Vem, Espírito Santo, renova a criação, a criação inteira (OPC, 208). Assim cantamos nos cultos comunitários. Essa é a nossa oração e a nossa súplica. E que o mesmo Espírito renove a igreja, a comunidade de fé, a nossa vida inteira. E nos faça um povo que profetize! Desde os maiores até os mais pequeninos.
5. Subsídios litúrgicos
Cantos
LCI 461 – Espírito, Verdade
LCI 465 – Vem, Espírito da vida
LCI 463 – Espírito, Deus, ó santo Senhor
LCI 469 – Ó Santo Espírito do Senhor
LCI 462 – Vem, Espírito Divino, grande ensinador
LCI 466 – Vento que anima
HPD 2 – 318, 437, 443
O Povo Canta – 208
Orações
Vem, Espírito Criador!
Vem, Espírito Santo Criador,
agora, hoje.
Fica conosco, dá-nos tua inteligência
e enche de bondade nossos corações.
Teu nome é: consolo, inspiração, vida, graça.

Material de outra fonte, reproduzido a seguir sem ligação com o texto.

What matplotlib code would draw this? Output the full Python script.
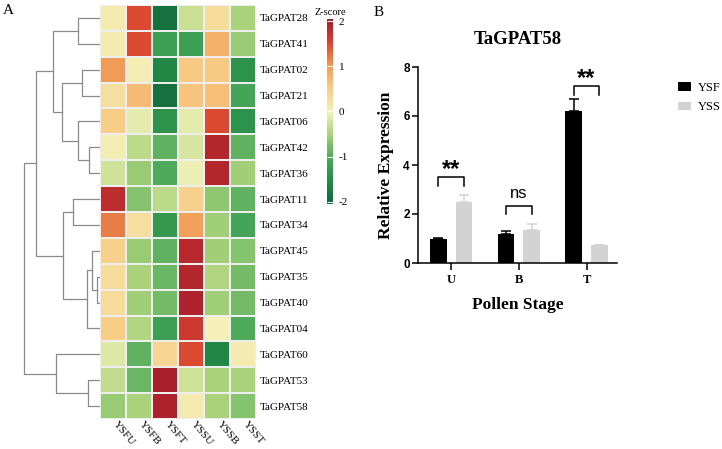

Tu és novidade, criação, força.
Vem, Espírito Santo, para que tua luz
ilumine nosso caminhar
e fortaleça nossas decisões.
Tu és quem fizeste todas as coisas boas –
Quem preside nosso discernimento
e aponta o caminho de nossas opções.
Teu nome é unidade, esperança, amor.
Afasta-nos do mal, do egoísmo, da injustiça,
da intolerância e da dispersão.
Dá-nos tua paz, tua bênção, teu consolo,
tua serenidade e tua sabedoria,
para que transformemos nosso presente
na vontade do Pai que está nos céus.
(Dom Pedro Casaldáliga – Bispo emérito de São Félix do Araguaia, MT.
Trad. Roberto E. Zwetsch.)
Vem, Espírito Santo
Se habitas apenas nos corações que são fiéis,
como poderei ser abençoado por ti?
Ó Espírito Santo, vem habitar em meu coração infiel,
transforma-o num coração que guarda fidelidade.
Se habitas apenas nos corações que são puros,
como poderei ser abençoado por ti?
Ó Espírito Santo, vem habitar em meu coração imundo
e faze com que seja um coração puro.
Se habitas apenas nos corações que são misericordiosos,
como poderei ser abençoado por ti?
Ó Espírito Santo, vem habitar em meu coração impiedoso
e transforma-o para que seja um coração misericordioso.
Se habitas apenas nos corações que são justos,
como poderei ser abençoado por ti?
Ó Espírito Santo, vem habitar em meu coração injusto,
e transforma-o num coração justo.
Se habitas apenas nos corações que creem,
como poderei ser abençoado por ti?
Ó Espírito Santo, vem habitar em meu coração descrente,
e transforma-o num coração que crê.
Ó Espírito Santo, quando tu entrares no meu coração,
serei ricamente abençoado.
Minha alegria então será a de um cego
que reconquistou a visão,
a de um surdo que reconquistou a audição,
a de um mudo que reconquistou a fala.
Tão grande será minha alegria.
Ó Espírito Santo, entra em meu coração. Amém.
(Johnson Gnanabaranam – cristão luterano da Índia, professor universitário e poeta.)
Nota:
1 Todos disponíveis no Portal Luterano.
Bibliografia
GNANABARANAM, Johnson. Senhor, renova-me. Reflexões. Trad. Lindolfo Weingärtner. São Leopoldo: Sinodal, 1993.
SCHWANTES, Milton. Auxílio homilético sobre Números 11.11-12; 14-17; 24-25. In: DREHER, Carlos A.; KIRST, Nelson (Coord.). Proclamar Libertação
VIII. São Leopoldo: Sinodal, 1982. p. 205-212.
Proclamar libertação é uma coleção que existe desde 1976 como fruto do testemunho e da colaboração ecumênica. Cada volume traz estudos e reflexões sobre passagens bíblicas. O trabalho exegético, a meditação e os subsídios litúrgicos são auxílios para a preparação do culto, de estudos bíblicos e de outras celebrações. Publicado pela Editora Sinodal, com apoio da Igreja Evangélica de Confissão Luterana no Brasil (IECLB).